Omit the pictures and print exactly the lines of the listing below, starting at the first and ending at the line containing "const wonjuX = [8, 50, 63, 83, 92, 115];".
*** SOURCE EXCERPT ***
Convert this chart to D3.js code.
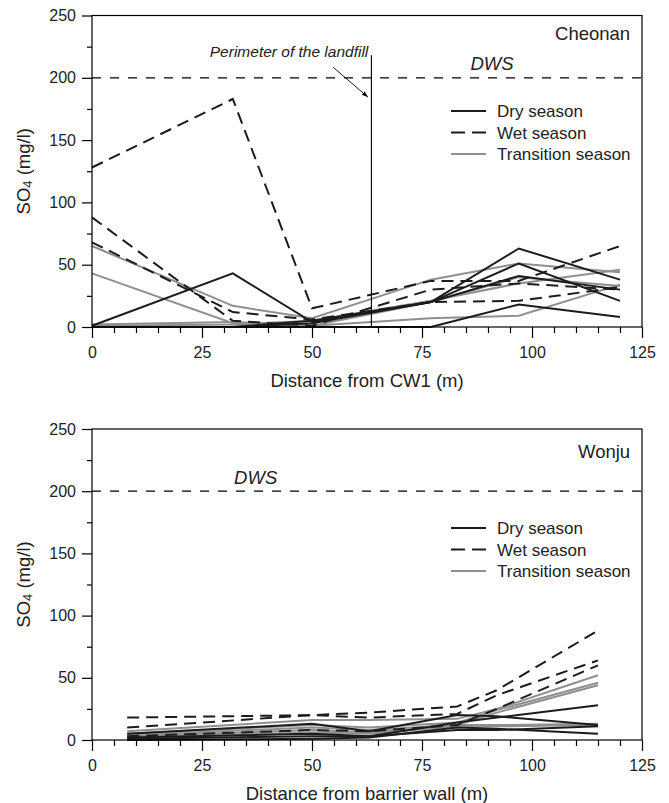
<!DOCTYPE html>
<html>
<head>
<meta charset="utf-8">
<script src="https://cdn.jsdelivr.net/npm/d3@7"></script>
<style>
  body { margin: 0; background: #fff; }
  svg { display: block; font-family: "Liberation Sans", Arial, sans-serif; }
  .axis path { display: none; }
  .axis line { stroke: #000; stroke-width: 1.2; }
  .axis text { font-size: 16px; fill: #222; font-family: "Liberation Sans", Arial, sans-serif; }
</style>
</head>
<body>
<div class="chart"></div>
<script>
// sampling distances (m)
const cheonanX = [0, 32, 50, 77, 97, 120];
const wonjuX = [8, 50, 63, 83, 92, 115];

// SO4 (mg/l) per well, Cheonan
const cheonanDry = [
  [1, 43, 4, 20, 63, 38],
  [0, 0, 5, 20, 51, 21],
  [0, 0, 3, 20, 41, 30],
  [0, 0, 0, 0, 18, 8]
];
const cheonanWet = [
  [128, 183, 15, 37, 37, 65],
  [88, 5, 1, 30, 35, 30],
  [68, 12, 6, 20, 21, 32]
];
const cheonanTransition = [
  [65, 17, 7, 38, 51, 44],
  [43, 3, 1, 20, 40, 33],
  [2, 4, 1, 7, 9, 34],
  [1, 2, 5, 21, 35, 46]
];

// SO4 (mg/l) per well, Wonju
const wonjuDry = [
  [5, 13, 7, 20, 19, 12],
  [2, 5, 3, 14, 18, 28],
  [1, 3, 3, 8, 8, 11],
  [0, 1, 2, 10, 9, 5]
];
const wonjuWet = [
  [18, 20, 22, 27, 40, 88],
  [10, 20, 18, 21, 36, 64],
  [3, 8, 7, 12, 25, 60]
];
const wonjuTransition = [
  [7, 16, 16, 17, 25, 52],
  [5, 12, 10, 14, 24, 46],
  [3, 8, 6, 12, 22, 44],
  [4, 10, 8, 12, 12, 13],
  [2, 6, 5, 11, 11, 12]
];

const seasons = ["Dry season", "Wet season", "Transition season"];
const dws = 200;
const perimeterX = 63.5;
const xTicks = [0, 25, 50, 75, 100, 125];
const yTicks = [0, 50, 100, 150, 200, 250];

const W = 669, H = 803;
const svg = d3.select(".chart").append("svg")
  .attr("width", W)
  .attr("height", H);

svg.append("defs").append("marker")
  .attr("id", "arrow")
  .attr("viewBox", "0 0 10 10")
  .attr("refX", 10).attr("refY", 5)
  .attr("markerWidth", 7).attr("markerHeight", 7)
  .attr("orient", "auto")
  .append("path")
  .attr("d", "M0,1.5L10,5L0,8.5Z")
  .attr("fill", "#000");

const style = {
  "Dry season": {stroke: "#1c1c1c", dash: null},
  "Wet season": {stroke: "#1c1c1c", dash: "12,7"},
  "Transition season": {stroke: "#8f8f8f", dash: null}
};

function panel(opt) {
  const x = d3.scaleLinear().domain([0, 125]).range([92, 642]);
  const y = d3.scaleLinear().domain([0, 250]).range([opt.bottom, opt.top]);
  const g = svg.append("g");

  // DWS limit
  g.append("line")
    .attr("x1", x(0)).attr("x2", x(125))
    .attr("y1", y(dws)).attr("y2", y(dws))
    .attr("stroke", "#000").attr("stroke-width", 1.2)
    .attr("stroke-dasharray", "9,9");
  g.append("text")
    .attr("x", x(opt.dwsX)).attr("y", y(206))
    .attr("font-size", 18.5).attr("font-style", "italic").attr("fill", "#222")
    .text("DWS");

  const line = d3.line()
    .x((d, i) => x(opt.xs[i]))
    .y(d => y(d));

  const groups = [
    ["Transition season", opt.transition],
    ["Dry season", opt.dry],
    ["Wet season", opt.wet]
  ];
  groups.forEach(([s, rows]) => {
    g.selectAll(null)
      .data(rows)
      .enter()
      .append("path")
      .attr("d", line)
      .attr("fill", "none")
      .attr("stroke", style[s].stroke)
      .attr("stroke-width", 2)
      .attr("stroke-linejoin", "miter")
      .attr("stroke-dasharray", style[s].dash);
  });

  if (opt.perimeter) {
    g.append("line")
      .attr("x1", x(perimeterX)).attr("x2", x(perimeterX))
      .attr("y1", y(0)).attr("y2", y(218))
      .attr("stroke", "#000").attr("stroke-width", 1.1);
    g.append("text")
      .attr("x", x(62.8)).attr("y", y(216.5))
      .attr("text-anchor", "end")
      .attr("font-size", 15.5).attr("font-style", "italic").attr("fill", "#222")
      .text("Perimeter of the landfill");
    g.append("line")
      .attr("x1", x(54.8)).attr("y1", y(208.5))
      .attr("x2", x(62.7)).attr("y2", y(184.5))
      .attr("stroke", "#000").attr("stroke-width", 0.9)
      .attr("marker-end", "url(#arrow)");
  }

  // site name
  g.append("text")
    .attr("x", x(122.3)).attr("y", y(opt.nameY))
    .attr("text-anchor", "end")
    .attr("font-size", 18.5).attr("fill", "#222")
    .text(opt.name);

  // legend
  const legend = g.append("g")
    .attr("transform", `translate(451,${opt.top + opt.legendTop})`);
  seasons.forEach((s, i) => {
    legend.append("line")
      .attr("x1", 0).attr("x2", 35)
      .attr("y1", i * 21.5).attr("y2", i * 21.5)
      .attr("stroke", style[s].stroke)
      .attr("stroke-width", 2)
      .attr("stroke-dasharray", s === "Wet season" ? "14,7" : null);
    legend.append("text")
      .attr("x", 46).attr("y", i * 21.5)
      .attr("dy", "0.36em")
      .attr("font-size", 17).attr("fill", "#222")
      .text(s);
  });

  // axes: major + minor ticks
  g.append("g").attr("class", "axis")
    .attr("transform", `translate(0,${opt.bottom})`)
    .call(d3.axisBottom(x).tickValues(xTicks).tickSize(11).tickPadding(9).tickFormat(d3.format("d")));
  g.append("g").attr("class", "axis")
    .attr("transform", `translate(0,${opt.bottom})`)
    .call(d3.axisBottom(x).tickValues(d3.range(5, 125, 5).filter(v => v % 25)).tickSize(6).tickFormat(""));
  g.append("g").attr("class", "axis")
    .attr("transform", `translate(92,0)`)
    .call(d3.axisLeft(y).tickValues(yTicks).tickSize(10).tickPadding(6).tickFormat(d3.format("d")));
  g.append("g").attr("class", "axis")
    .attr("transform", `translate(92,0)`)
    .call(d3.axisLeft(y).tickValues([25, 75, 125, 175, 225]).tickSize(5).tickFormat(""));

  g.append("rect")
    .attr("x", x(0)).attr("y", y(250))
    .attr("width", x(125) - x(0)).attr("height", y(0) - y(250))
    .attr("fill", "none").attr("stroke", "#000").attr("stroke-width", 1.2);

  // axis titles
  g.append("text")
    .attr("x", (x(0) + x(125)) / 2).attr("y", opt.bottom + 60)
    .attr("text-anchor", "middle")
    .attr("font-size", 18.5).attr("fill", "#222")
    .text(opt.xTitle);
  const yt = g.append("text")
    .attr("transform", `translate(30,${(opt.top + opt.bottom) / 2}) rotate(-90)`)
    .attr("text-anchor", "middle")
    .attr("font-size", 18.5).attr("fill", "#222");
  yt.append("tspan").text("SO");
  yt.append("tspan").attr("font-size", 13).attr("dy", 2).text("4");
  yt.append("tspan").attr("dy", -2).text(" (mg/l)");
}

panel({
  top: 15.5, bottom: 327, xs: cheonanX,
  dry: cheonanDry, wet: cheonanWet, transition: cheonanTransition,
  name: "Cheonan", nameY: 230, dwsX: 86, legendTop: 95.5,
  perimeter: true, xTitle: "Distance from CW1 (m)"
});
panel({
  top: 429, bottom: 740, xs: wonjuX,
  dry: wonjuDry, wet: wonjuWet, transition: wonjuTransition,
  name: "Wonju", nameY: 227, dwsX: 32.3, legendTop: 99,
  perimeter: false, xTitle: "Distance from barrier wall (m)"
});
</script>
</body>
</html>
***
SOLUTION TO THIS TASK
Convert this chart to D3.js code.
<!DOCTYPE html>
<html>
<head>
<meta charset="utf-8">
<script src="https://cdn.jsdelivr.net/npm/d3@7"></script>
<style>
  body { margin: 0; background: #fff; }
  svg { display: block; font-family: "Liberation Sans", Arial, sans-serif; }
  .axis path { display: none; }
  .axis line { stroke: #000; stroke-width: 1.2; }
  .axis text { font-size: 16px; fill: #222; font-family: "Liberation Sans", Arial, sans-serif; }
</style>
</head>
<body>
<div class="chart"></div>
<script>
// sampling distances (m)
const cheonanX = [0, 32, 50, 77, 97, 120];
const wonjuX = [8, 50, 63, 83, 92, 115];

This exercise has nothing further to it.